(To be done)
Your task is to retype the lines from the opening of the material through the line that includes "and β-Catenin Control</text>". Do not copy the pictures.

-------- Data provided --------

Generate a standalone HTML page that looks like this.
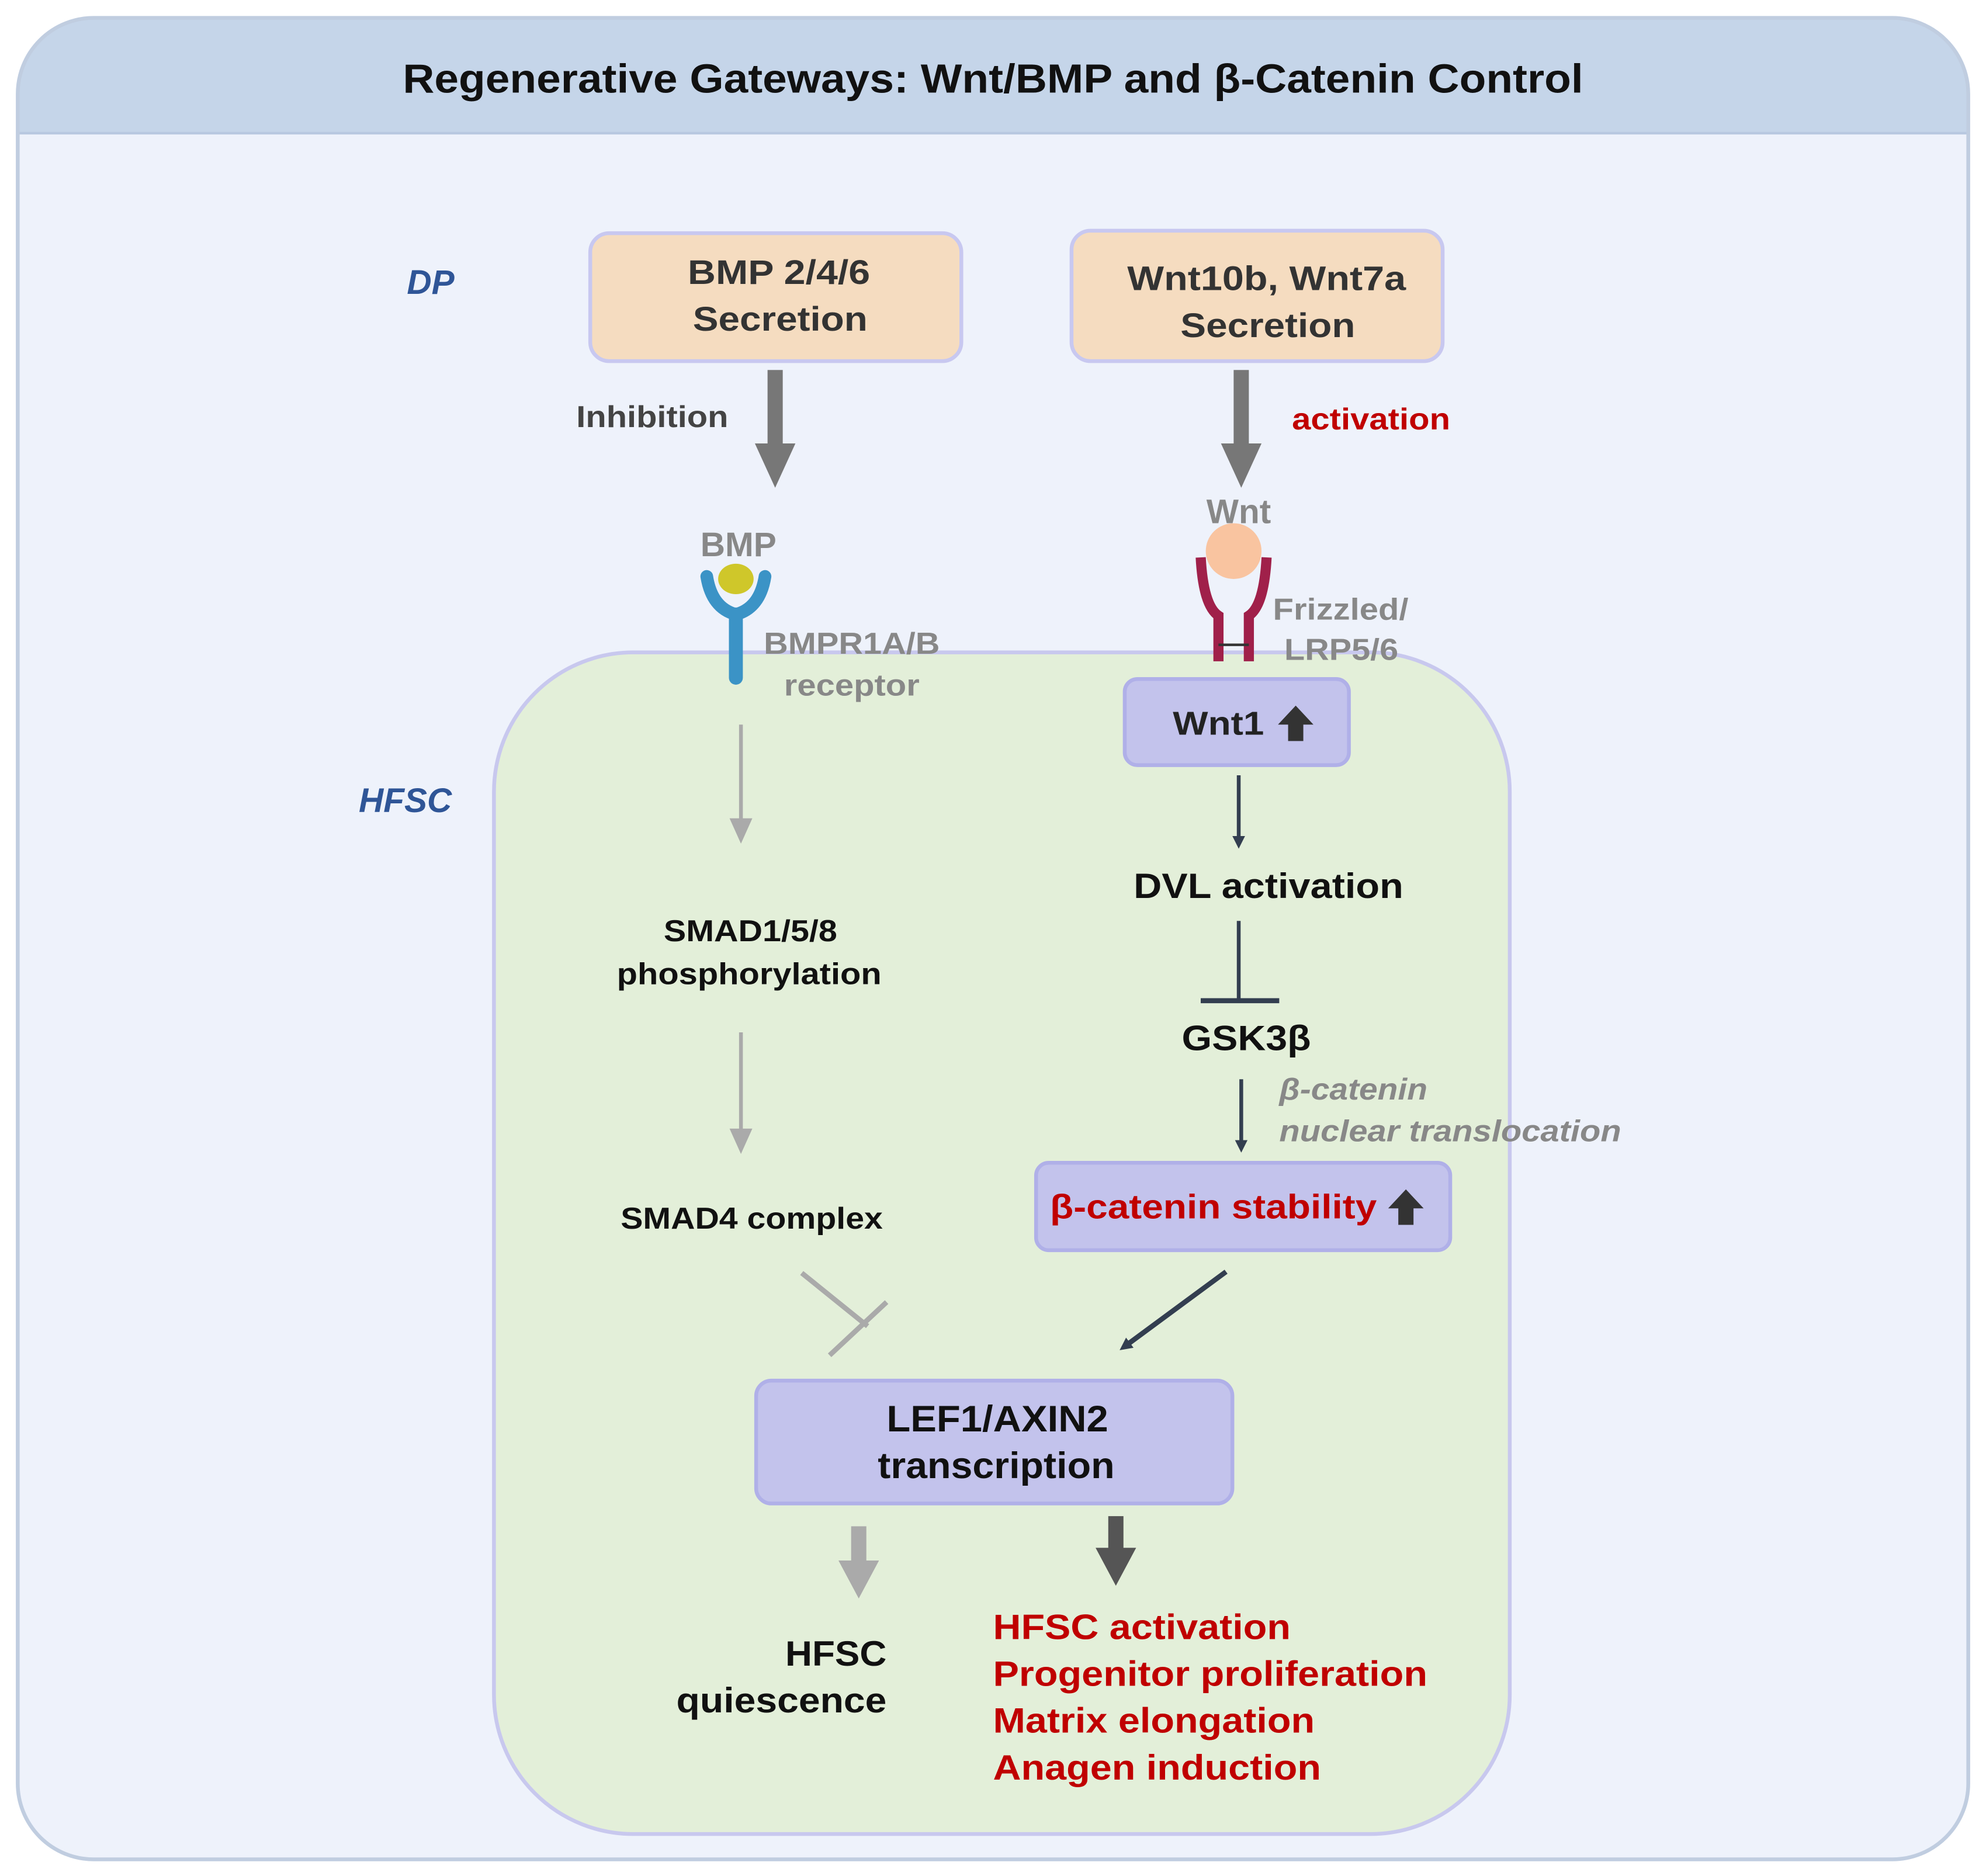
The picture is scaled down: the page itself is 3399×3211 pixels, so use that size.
<!DOCTYPE html>
<html><head><meta charset="utf-8"><style>html,body{margin:0;padding:0;background:#fff}svg{display:block}text{font-family:"Liberation Sans",sans-serif;font-weight:bold}</style></head>
<body>
<svg width="3399" height="3211" viewBox="0 0 1568 1481" xmlns="http://www.w3.org/2000/svg">
<defs>
<marker id="dk" markerWidth="10" markerHeight="10" refX="5" refY="5" orient="auto" markerUnits="userSpaceOnUse" viewBox="0 0 10 10"><path d="M0,0 L10,5 L0,10 z" fill="#333e50"/></marker>
<clipPath id="cp"><rect x="14" y="14" width="1540" height="1454" rx="60"/></clipPath>
</defs>
<g clip-path="url(#cp)">
<rect x="14" y="14" width="1540" height="1454" fill="#eef2fb"/>
<rect x="14" y="14" width="1540" height="91" fill="#c5d5e9"/>
<line x1="14" y1="105" x2="1554" y2="105" stroke="#b8c8e0" stroke-width="2"/>
</g>
<rect x="14" y="14" width="1540" height="1454" rx="60" fill="none" stroke="#c0cde0" stroke-width="3"/>
<text x="318" y="73" font-size="32" textLength="932" lengthAdjust="spacingAndGlyphs" fill="#111">Regenerative Gateways: Wnt/BMP and β-Catenin Control</text>

<text x="340" y="232" font-size="27" font-style="italic" text-anchor="middle" fill="#2f5597">DP</text>
<text x="320" y="641" font-size="27" font-style="italic" text-anchor="middle" fill="#2f5597">HFSC</text>

<rect x="466" y="184" width="293" height="101" rx="15" fill="#f5dcc0" stroke="#c8c8f0" stroke-width="3"/>
<text x="543" y="224" font-size="27" textLength="144" lengthAdjust="spacingAndGlyphs" fill="#333">BMP 2/4/6</text>
<text x="547" y="261" font-size="27" textLength="138" lengthAdjust="spacingAndGlyphs" fill="#333">Secretion</text>
<rect x="846" y="182" width="293" height="103" rx="15" fill="#f5dcc0" stroke="#c8c8f0" stroke-width="3"/>
<text x="890" y="229" font-size="27" textLength="220" lengthAdjust="spacingAndGlyphs" fill="#333">Wnt10b, Wnt7a</text>
<text x="932" y="266" font-size="27" textLength="138" lengthAdjust="spacingAndGlyphs" fill="#333">Secretion</text>

<rect x="606" y="292" width="12" height="60" fill="#777"/><path d="M596,350 L628,350 L612,385 z" fill="#777"/>
<rect x="974" y="292" width="12" height="60" fill="#777"/><path d="M964,350 L996,350 L980,385 z" fill="#777"/>
<text x="455" y="337" font-size="24" textLength="120" lengthAdjust="spacingAndGlyphs" fill="#444">Inhibition</text>
<text x="1020" y="339" font-size="24" textLength="125" lengthAdjust="spacingAndGlyphs" fill="#c00000">activation</text>

<rect x="390" y="515" width="802" height="933" rx="110" fill="#e3efd9" stroke="#c8c8ee" stroke-width="3"/>

<text x="583" y="439" font-size="27" text-anchor="middle" fill="#888">BMP</text>
<ellipse cx="581" cy="457" rx="14" ry="12" fill="#cfc72a"/>
<path d="M558,455 Q562,480 581,485 Q600,480 604,455" fill="none" stroke="#3b93c6" stroke-width="10" stroke-linecap="round"/>
<line x1="581" y1="485" x2="581" y2="535" stroke="#3b93c6" stroke-width="11" stroke-linecap="round"/>
<text x="603" y="516" font-size="24" textLength="139" lengthAdjust="spacingAndGlyphs" fill="#888">BMPR1A/B</text>
<text x="619" y="549" font-size="24" textLength="107" lengthAdjust="spacingAndGlyphs" fill="#888">receptor</text>

<text x="978" y="413" font-size="27" text-anchor="middle" fill="#888">Wnt</text>
<circle cx="974" cy="435" r="22" fill="#f9c4a0"/>
<path d="M948,440 Q950,478 962,486 L962,522" fill="none" stroke="#a0204a" stroke-width="8"/>
<path d="M1000,440 Q998,478 986,486 L986,522" fill="none" stroke="#a0204a" stroke-width="8"/>
<line x1="962" y1="509" x2="986" y2="509" stroke="#333" stroke-width="2"/>
<text x="1005" y="489" font-size="24" textLength="107" lengthAdjust="spacingAndGlyphs" fill="#888">Frizzled/</text>
<text x="1014" y="521" font-size="24" textLength="90" lengthAdjust="spacingAndGlyphs" fill="#888">LRP5/6</text>

<rect x="888" y="536" width="177" height="68" rx="10" fill="#c3c3ec" stroke="#b0b0e8" stroke-width="3"/>
<text x="926" y="580" font-size="26" textLength="72" lengthAdjust="spacingAndGlyphs" fill="#222">Wnt1</text>
<path d="M1023,557 L1037,572 L1029,572 L1029,585 L1017,585 L1017,572 L1009,572 z" fill="#333"/>

<line x1="585" y1="572" x2="585" y2="650" stroke="#aaa" stroke-width="3"/><path d="M576,646 L594,646 L585,666 z" fill="#aaa"/>
<text x="524" y="743" font-size="24" textLength="137" lengthAdjust="spacingAndGlyphs" fill="#111">SMAD1/5/8</text>
<text x="487" y="777" font-size="24" textLength="209" lengthAdjust="spacingAndGlyphs" fill="#111">phosphorylation</text>
<line x1="585" y1="815" x2="585" y2="895" stroke="#aaa" stroke-width="3"/><path d="M576,891 L594,891 L585,911 z" fill="#aaa"/>
<text x="490" y="970" font-size="24" textLength="207" lengthAdjust="spacingAndGlyphs" fill="#111">SMAD4 complex</text>
<line x1="633" y1="1005" x2="685" y2="1047" stroke="#aaa" stroke-width="4"/>
<line x1="655" y1="1070" x2="700" y2="1028" stroke="#aaa" stroke-width="4"/>

<line x1="978" y1="612" x2="978" y2="665" stroke="#333e50" stroke-width="3" marker-end="url(#dk)"/>
<text x="895" y="709" font-size="28" textLength="213" lengthAdjust="spacingAndGlyphs" fill="#111">DVL activation</text>
<line x1="978" y1="727" x2="978" y2="790" stroke="#333e50" stroke-width="3"/>
<line x1="948" y1="790" x2="1010" y2="790" stroke="#333e50" stroke-width="4"/>
<text x="933" y="829" font-size="28" textLength="102" lengthAdjust="spacingAndGlyphs" fill="#111">GSK3β</text>
<line x1="980" y1="852" x2="980" y2="905" stroke="#333e50" stroke-width="3" marker-end="url(#dk)"/>
<text x="1010" y="868" font-size="24" font-style="italic" textLength="117" lengthAdjust="spacingAndGlyphs" fill="#888">β-catenin</text>
<text x="1010" y="901" font-size="24" font-style="italic" textLength="270" lengthAdjust="spacingAndGlyphs" fill="#888">nuclear translocation</text>

<rect x="818" y="918" width="327" height="69" rx="10" fill="#c3c3ec" stroke="#b0b0e8" stroke-width="3"/>
<text x="829" y="962" font-size="27" textLength="258" lengthAdjust="spacingAndGlyphs" fill="#c00000">β-catenin stability</text>
<path d="M1110,939 L1124,954 L1116,954 L1116,967 L1104,967 L1104,954 L1096,954 z" fill="#333"/>

<line x1="968" y1="1004" x2="888" y2="1063" stroke="#333e50" stroke-width="4" marker-end="url(#dk)"/>

<rect x="597" y="1090" width="376" height="97" rx="12" fill="#c3c3ec" stroke="#b0b0e8" stroke-width="3"/>
<text x="700" y="1130" font-size="29" textLength="175" lengthAdjust="spacingAndGlyphs" fill="#111">LEF1/AXIN2</text>
<text x="693" y="1167" font-size="29" textLength="187" lengthAdjust="spacingAndGlyphs" fill="#111">transcription</text>

<rect x="672" y="1205" width="12" height="30" fill="#aaa"/><path d="M662,1232 L694,1232 L678,1262 z" fill="#aaa"/>
<rect x="875" y="1197" width="12" height="28" fill="#555"/><path d="M865,1222 L897,1222 L881,1252 z" fill="#555"/>

<text x="620" y="1315" font-size="28" textLength="80" lengthAdjust="spacingAndGlyphs" fill="#111">HFSC</text>
<text x="534" y="1352" font-size="28" textLength="166" lengthAdjust="spacingAndGlyphs" fill="#111">quiescence</text>
<text x="784" y="1294" font-size="28" textLength="235" lengthAdjust="spacingAndGlyphs" fill="#c00000">HFSC activation</text>
<text x="784" y="1331" font-size="28" textLength="343" lengthAdjust="spacingAndGlyphs" fill="#c00000">Progenitor proliferation</text>
<text x="784" y="1368" font-size="28" textLength="254" lengthAdjust="spacingAndGlyphs" fill="#c00000">Matrix elongation</text>
<text x="784" y="1405" font-size="28" textLength="259" lengthAdjust="spacingAndGlyphs" fill="#c00000">Anagen induction</text>
</svg>
</body></html>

--------

(Response to this task)
Generate a standalone HTML page that looks like this.
The picture is scaled down: the page itself is 3399×3211 pixels, so use that size.
<!DOCTYPE html>
<html><head><meta charset="utf-8"><style>html,body{margin:0;padding:0;background:#fff}svg{display:block}text{font-family:"Liberation Sans",sans-serif;font-weight:bold}</style></head>
<body>
<svg width="3399" height="3211" viewBox="0 0 1568 1481" xmlns="http://www.w3.org/2000/svg">
<defs>
<marker id="dk" markerWidth="10" markerHeight="10" refX="5" refY="5" orient="auto" markerUnits="userSpaceOnUse" viewBox="0 0 10 10"><path d="M0,0 L10,5 L0,10 z" fill="#333e50"/></marker>
<clipPath id="cp"><rect x="14" y="14" width="1540" height="1454" rx="60"/></clipPath>
</defs>
<g clip-path="url(#cp)">
<rect x="14" y="14" width="1540" height="1454" fill="#eef2fb"/>
<rect x="14" y="14" width="1540" height="91" fill="#c5d5e9"/>
<line x1="14" y1="105" x2="1554" y2="105" stroke="#b8c8e0" stroke-width="2"/>
</g>
<rect x="14" y="14" width="1540" height="1454" rx="60" fill="none" stroke="#c0cde0" stroke-width="3"/>
<text x="318" y="73" font-size="32" textLength="932" lengthAdjust="spacingAndGlyphs" fill="#111">Regenerative Gateways: Wnt/BMP and β-Catenin Control</text>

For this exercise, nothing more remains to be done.